Other times, the jarring noisiness is more pronounced. “Adore” begins with the band’s favored dark driftiness, but it eventually crescendos into a much meaner brouhaha by its midpoint that’s quickly amplified by Jason Willer’s strength in powering through a magnificently thunderous drum outro. Additionally, Alaric have invited experimental noise/synth artist Thomas Dimuzio as a guest on the record, giving the corners a little more bedlam, most notably in the way that “Demon” opens the record.
Whether or not End of Mirrors eventually manages to eclipse the strong works the band already has under its belt remains to be seen.

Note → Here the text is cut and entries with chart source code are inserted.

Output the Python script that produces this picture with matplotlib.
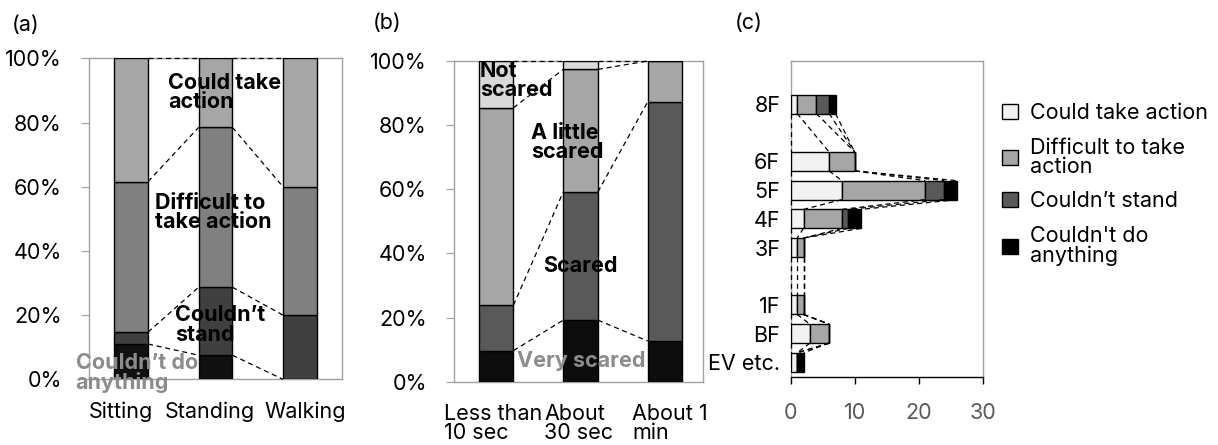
import numpy as np
import matplotlib
matplotlib.use("Agg")
import matplotlib.pyplot as plt
import matplotlib.transforms as mtransforms
from matplotlib.patches import Patch

plt.rcParams["font.family"] = ["Inter", "DejaVu Sans"]
plt.rcParams["font.size"] = 15.5

# (a) posture at the time of shaking, share of responses (%)
posture = ["Sitting", "Standing", "Walking"]
pos_nothing = [11.0, 7.5, 0.0]
pos_stand = [3.7, 21.2, 20.0]
pos_difficult = [46.9, 49.8, 40.0]
pos_could = [38.4, 21.5, 40.0]

# (b) duration of shaking vs. fear (%)
duration = ["Less than\n10 sec", "About\n30 sec", "About 1\nmin"]
dur_very = [9.7, 19.2, 12.7]
dur_scared = [14.2, 40.0, 74.6]
dur_little = [61.5, 38.2, 12.7]
dur_not = [14.6, 2.6, 0.0]

# (c) number of respondents per floor (blank rows have no answers)
floor_labels = ["EV etc.", "BF", "1F", "", "3F", "4F", "5F", "6F", "", "8F"]
floor_could = [1, 3, 1, np.nan, 1, 2, 8, 6, np.nan, 1]
floor_difficult = [0, 3, 1, np.nan, 1, 6, 13, 4, np.nan, 3]
floor_stand = [0, 0, 0, np.nan, 0, 1, 3, 0, np.nan, 2]
floor_nothing = [1, 0, 0, np.nan, 0, 2, 2, 0, np.nan, 1]

FRAME = "#a0a0a0"
DASH = dict(color="black", lw=0.9, ls=(0, (4, 3)), zorder=4, clip_on=False)


def style_frame(ax):
    for sp in ax.spines.values():
        sp.set_color(FRAME)
        sp.set_linewidth(1.0)


def nudge_xlabels(ax, shifts_pt):
    # spread crowded category labels sideways a little
    for lab, dx in zip(ax.get_xticklabels(), shifts_pt):
        off = mtransforms.ScaledTranslation(dx / 72, 0, ax.figure.dpi_scale_trans)
        lab.set_transform(lab.get_transform() + off)


def stacked_columns(ax, cats, series, colors, width):
    x = np.arange(len(cats))
    bottom = np.zeros(len(cats))
    tops = []
    for vals, col in zip(series, colors):
        vals = np.asarray(vals, float)
        ax.bar(x, vals, width, bottom=bottom, color=col, edgecolor="black",
               linewidth=1.0, zorder=3)
        bottom = bottom + vals
        tops.append(bottom.copy())
    # series lines joining the segment boundaries of neighbouring bars
    for lvl in tops:
        for i in range(len(cats) - 1):
            ax.plot([x[i] + width / 2, x[i + 1] - width / 2],
                    [lvl[i], lvl[i + 1]], **DASH)
    ax.set_xlim(-0.5, len(cats) - 0.5)
    ax.set_ylim(0, 100)
    ax.set_yticks(np.arange(0, 101, 20))
    ax.yaxis.set_major_formatter(plt.FuncFormatter(lambda v, _: f"{v:.0f}%"))
    ax.set_xticks(x)
    ax.set_xticklabels(cats, linespacing=0.95, multialignment="left")
    ax.tick_params(axis="x", length=0, pad=16)
    ax.tick_params(axis="y", length=5.5, color=FRAME, pad=14)
    style_frame(ax)


fig = plt.figure(figsize=(12.18, 4.45), dpi=100)

# ---- (a)
ax_a = fig.add_axes([0.0731, 0.1476, 0.2077, 0.7213])
stacked_columns(ax_a, posture, [pos_nothing, pos_stand, pos_difficult, pos_could],
                ["#111111", "#404040", "#808080", "#a6a6a6"], 0.40)
nudge_xlabels(ax_a, [-7.5, -4, 4])
bold = dict(fontweight="bold", fontsize=15.5, linespacing=0.95, va="center",
            ha="left", zorder=6, clip_on=False)
ax_a.text(0.44, 89.3, "Could take\naction", **bold)
ax_a.text(0.28, 52.0, "Difficult to\ntake action", **bold)
ax_a.text(0.52, 16.9, "Couldn\u2019t\nstand", **bold)
ax_a.text(-0.66, 2.0, "Couldn\u2019t do\nanything", color="#8c8c8c", **bold)
fig.text(0.010, 0.944, "(a)", va="center")

# ---- (b)
ax_b = fig.add_axes([0.3727, 0.1422, 0.2045, 0.7207])
stacked_columns(ax_b, duration, [dur_very, dur_scared, dur_little, dur_not],
                ["#0d0d0d", "#595959", "#a6a6a6", "#d9d9d9"], 0.41)
ax_b.set_xlim(-0.5, 2.45)
nudge_xlabels(ax_b, [-2, -1.5, 3.5])
ax_b.text(-0.19, 93.8, "Not\nscared", **bold)
ax_b.text(0.41, 74.7, "A little\nscared", **bold)
ax_b.text(0.556, 36.1, "Scared", **bold)
ax_b.text(0.25, 6.4, "Very scared", color="#8c8c8c", **bold)
fig.text(0.306, 0.948, "(b)", va="center")

# ---- (c)
ax_c = fig.add_axes([0.6492, 0.1535, 0.1576, 0.7094])
fl_series = [floor_could, floor_difficult, floor_stand, floor_nothing]
fl_colors = ["#f2f2f2", "#a6a6a6", "#595959", "#000000"]
fl_names = ["Could take action", "Difficult to take\naction",
            "Couldn\u2019t stand", "Couldn't do\nanything"]
y = np.arange(len(floor_labels))
h = 0.66
left = np.zeros(len(y))
edges = [left.copy()]
for vals, col in zip(fl_series, fl_colors):
    vals = np.asarray(vals, float)
    ax_c.barh(y, vals, h, left=left, color=col, edgecolor="black",
              linewidth=1.0, zorder=3)
    left = left + np.nan_to_num(vals)
    edges.append(left.copy())
filled = [i for i in y if not np.isnan(floor_could[i])]
for lo, hi in zip(filled[:-1], filled[1:]):
    for e in edges:
        ax_c.plot([e[hi], e[lo]], [hi - h / 2, lo + h / 2], **DASH)
ax_c.set_ylim(-0.5, 10.5)
ax_c.set_xlim(0, 30)
ax_c.set_xticks([0, 10, 20, 30])
ax_c.set_yticks(y)
ax_c.set_yticklabels(floor_labels)
ax_c.tick_params(axis="y", length=0, pad=7.5)
ax_c.tick_params(axis="x", length=5, width=1.0, color="black",
                 labelcolor="#595959", pad=14)
style_frame(ax_c)
ax_c.spines["bottom"].set_color("black")
fig.text(0.603, 0.948, "(c)", va="center")

handles = [Patch(facecolor=c, edgecolor="black", linewidth=1.0) for c in fl_colors]
leg = fig.legend(handles, fl_names, loc="upper left",
                 bbox_to_anchor=(0.816, 0.788), frameon=False, fontsize=15.5,
                 handlelength=0.7, handleheight=0.7, handletextpad=0.6,
                 labelspacing=0.68, borderaxespad=0)
for t in leg.get_texts():
    t.set_linespacing(0.95)

fig.savefig("out.png", dpi=100)
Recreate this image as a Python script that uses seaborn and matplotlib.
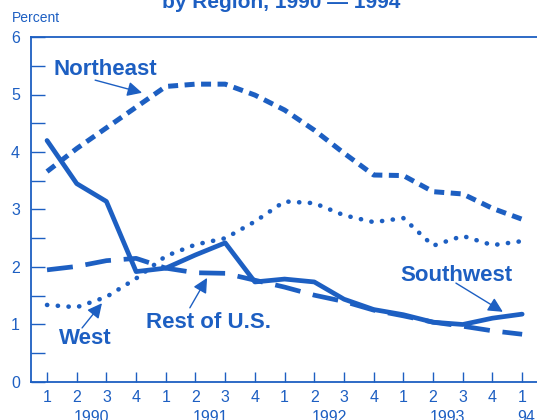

It certainly finds them in their darkest, gloomiest condition, which is really saying something. And for the fans who have grown accustomed to having at least one song that’s crestfallen enough to represent the aural equivalent of a swan-dive off the Golden Gate Bridge, this year’s version of “Alone” or “Weep” is “Angel,” which closes End of Mirrors on one of the more tragically epic notes we’re sure to hear in 2016. It’s a very appropriate end to a splendid slice of dismal gothic/post-punk/deathrock produced by a band whose members have been entrenched in the punk scene for many years. And lucky for them, they’re delivering some of their strongest material right in the midst of a rabid gothic trend.
End of Mirrors is available for preorder on CD and LP through the good people at Neurot Recordings, and a limited cassette run will be provided by the fiends at Sentient Ruin Laboratories.